We, the Society of Calendar Months, are permanently disbarring you from continuing to operate in your allotted time slot. This disbarment is effective immediately.

Due to your incredibly volatile temperament and bullying tactics over the past several millennia, we are demanding an immediate revocation of your rights to operate autonomously in the third Julian time slot.

As you know, this Society must work together to ensure peaceful transitions on a monthly basis. Your actions, however, have been to undermine this transition, and as a result of your repeated coup attempts, the Society has no choice but to sever ties with you. We should’ve seen this coming. After all, you were named after the Roman god of war.
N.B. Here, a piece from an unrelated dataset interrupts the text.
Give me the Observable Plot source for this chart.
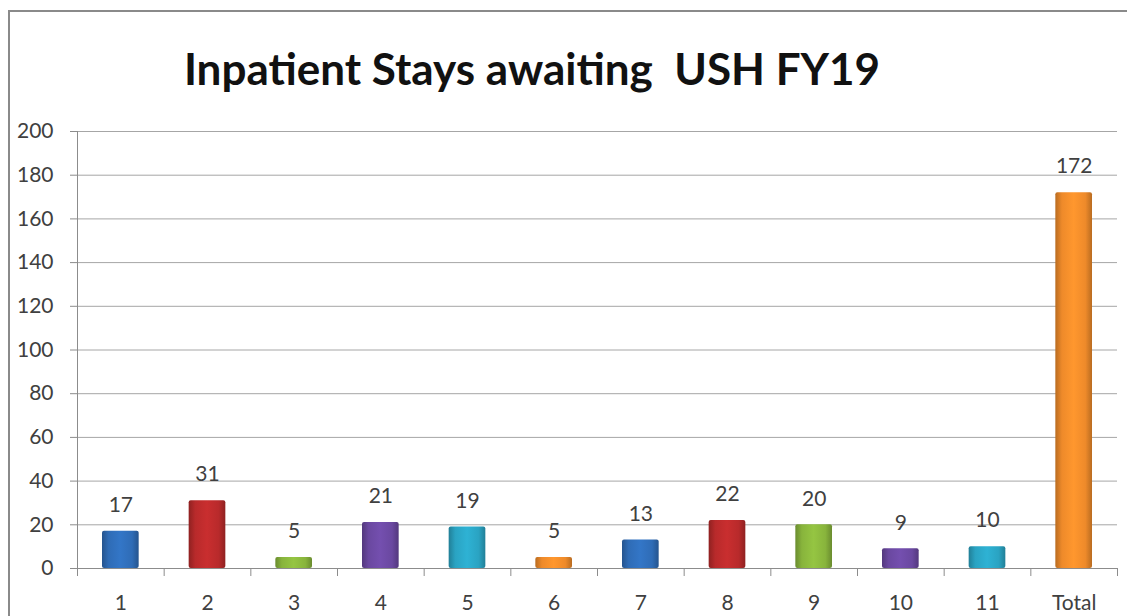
<!DOCTYPE html>
<html>
<head>
<meta charset="utf-8">
<script src="https://cdn.jsdelivr.net/npm/d3@7"></script>
<script src="https://cdn.jsdelivr.net/npm/@observablehq/plot@0.6"></script>
<style>
  html, body { margin: 0; padding: 0; background: #fff; overflow: hidden; }
  #frame { position: absolute; left: 8px; top: 10px; width: 1200px; height: 700px;
           border-left: 2px solid #8a8a8a; border-top: 2px solid #8a8a8a; }
  #title { position: absolute; left: 0; top: 42px; width: 1064px; text-align: center;
           font-family: Lato, "Open Sans", sans-serif; font-weight: bold; font-size: 44px;
           color: #111; white-space: pre; }
  #chart { position: absolute; left: 0; top: 110px; }
</style>
</head>
<body>
<div id="frame"></div>
<div id="title">Inpatient Stays awaiting  USH FY19</div>
<div id="chart"></div>
<script>
const categories = ["1", "2", "3", "4", "5", "6", "7", "8", "9", "10", "11", "Total"];
const values = [17, 31, 5, 21, 19, 5, 13, 22, 20, 9, 10, 172];
const yTicks = [0, 20, 40, 60, 80, 100, 120, 140, 160, 180, 200];
const palette = ["#2f6cb6", "#b82a2b", "#88b43c", "#6a48a0", "#2aa3c2", "#ee8a2a"];

const data = categories.map((c, i) => ({index: i, label: c, value: values[i]}));
const centers = categories.map((c, i) => i + 0.5);
const boundaries = d3.range(0, categories.length + 1);

const font = "Lato, 'Open Sans', sans-serif";

const svg = Plot.plot({
  width: 1127,
  height: 510,
  marginLeft: 77,
  marginRight: 10,
  marginTop: 21,
  marginBottom: 52,
  style: {fontFamily: font, fontSize: "21px", color: "#404040", background: "transparent", overflow: "visible"},
  x: {domain: [0, categories.length]},
  y: {domain: [0, 200]},
  color: {type: "identity"},
  marks: [
    Plot.ruleY(yTicks, {stroke: "#a6a6a6", strokeWidth: 1}),
    Plot.axisY({ticks: yTicks, tickSize: 7, tickPadding: 17, stroke: "#8c8c8c", fill: "#404040", label: null}),
    Plot.ruleX([0], {stroke: "#8c8c8c"}),
    Plot.rectY(data, {
      x: "index", interval: 1, y: "value",
      insetLeft: 25, insetRight: 25,
      fill: d => `url(#barGrad${d.index % palette.length})`,
      rx: 2
    }),
    Plot.text(data, {
      x: d => d.index + 0.5, y: "value", text: d => String(d.value),
      dy: -26, lineAnchor: "middle", fill: "#404040", fontSize: 21
    }),
    Plot.axisX({ticks: boundaries, tickSize: 8, tickFormat: () => "", stroke: "#8c8c8c", label: null}),
    Plot.axisX({ticks: centers, tickSize: 0, tickPadding: 27, tickFormat: (d) => categories[Math.round(d - 0.5)], fill: "#404040", label: null}),
    Plot.ruleY([0], {stroke: "#8c8c8c"})
  ]
});

// gradient definitions for the glossy bar look
const ns = "http://www.w3.org/2000/svg";
const defs = document.createElementNS(ns, "defs");
palette.forEach((col, k) => {
  const g = document.createElementNS(ns, "linearGradient");
  g.setAttribute("id", "barGrad" + k);
  g.setAttribute("x1", "0"); g.setAttribute("x2", "1");
  g.setAttribute("y1", "0"); g.setAttribute("y2", "0");
  const base = d3.color(col);
  const stops = [
    [0, base.darker(0.7)],
    [0.18, base],
    [0.5, base.brighter(0.25)],
    [0.82, base],
    [1, base.darker(0.7)]
  ];
  stops.forEach(([o, c]) => {
    const s = document.createElementNS(ns, "stop");
    s.setAttribute("offset", o);
    s.setAttribute("stop-color", c.formatHex());
    g.appendChild(s);
  });
  defs.appendChild(g);
});
svg.insertBefore(defs, svg.firstChild);
document.getElementById("chart").appendChild(svg);
</script>
</body>
</html>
While the Society recognizes that your job was perhaps the most difficult of the 12, this does not justify the misappropriation of goodwill you have created and that we have sought to avoid since 45 B.C.

The Society understands the emotional toll of experiencing all four seasons in your 31 days, and we are certain that being referred to as the “Roller Coaster Month” hasn’t been easy for you. However, it is simply unacceptable to go from a snowy 29 degrees in the morning to a sunny 72 degrees by the evening.

The Society recognizes and allows Months to operate with variability. After all, this is not an exact science. But the pressure you are constantly under does not justify the behavior you have displayed.

Furthermore, simply using the common catchphrase “In like a lion, out like a lamb” to justify your abhorrent behavior is no longer acceptable to the Society. Quite frankly, lions would not behave in a manner as unprofessionally as you have.

Immediate disbarment should’ve taken place the moment you co-opted the last few days of February to further your goals of calendar domination. This behavior was a serious misappropriation of public trust. The Society recognizes that your ego is in part the result of the Romans’ allowing you to operate as the first month for hundreds of years. That, however, does not excuse your unprofessional attitude toward the rest of us. No one expects May to display the open hostility that you have.

The Society unanimously votes to instate Feb. 29, 30 and 31 as recognized calendar dates. The remaining 28 days of your vacated time slot will be divvied up by the rest of us, based on whatever weather is forecast on that day. For example, if the old March 12 is expected to be a cold 42 degrees, we will call it “January 12(alternate).”

While the Society understands the inherent risks of altering the calendar, the chaos of climate change makes this an unavoidable reality.

May the wind be at your back.

Sincerely,

January, February, April, May, June, July, August, September, October, November and December

Josh Lorenzo (a.k.a. AoS/Author of Sarcasm) is a longtime reader and active contributor to witty comments on the Capital Weather Gang blog.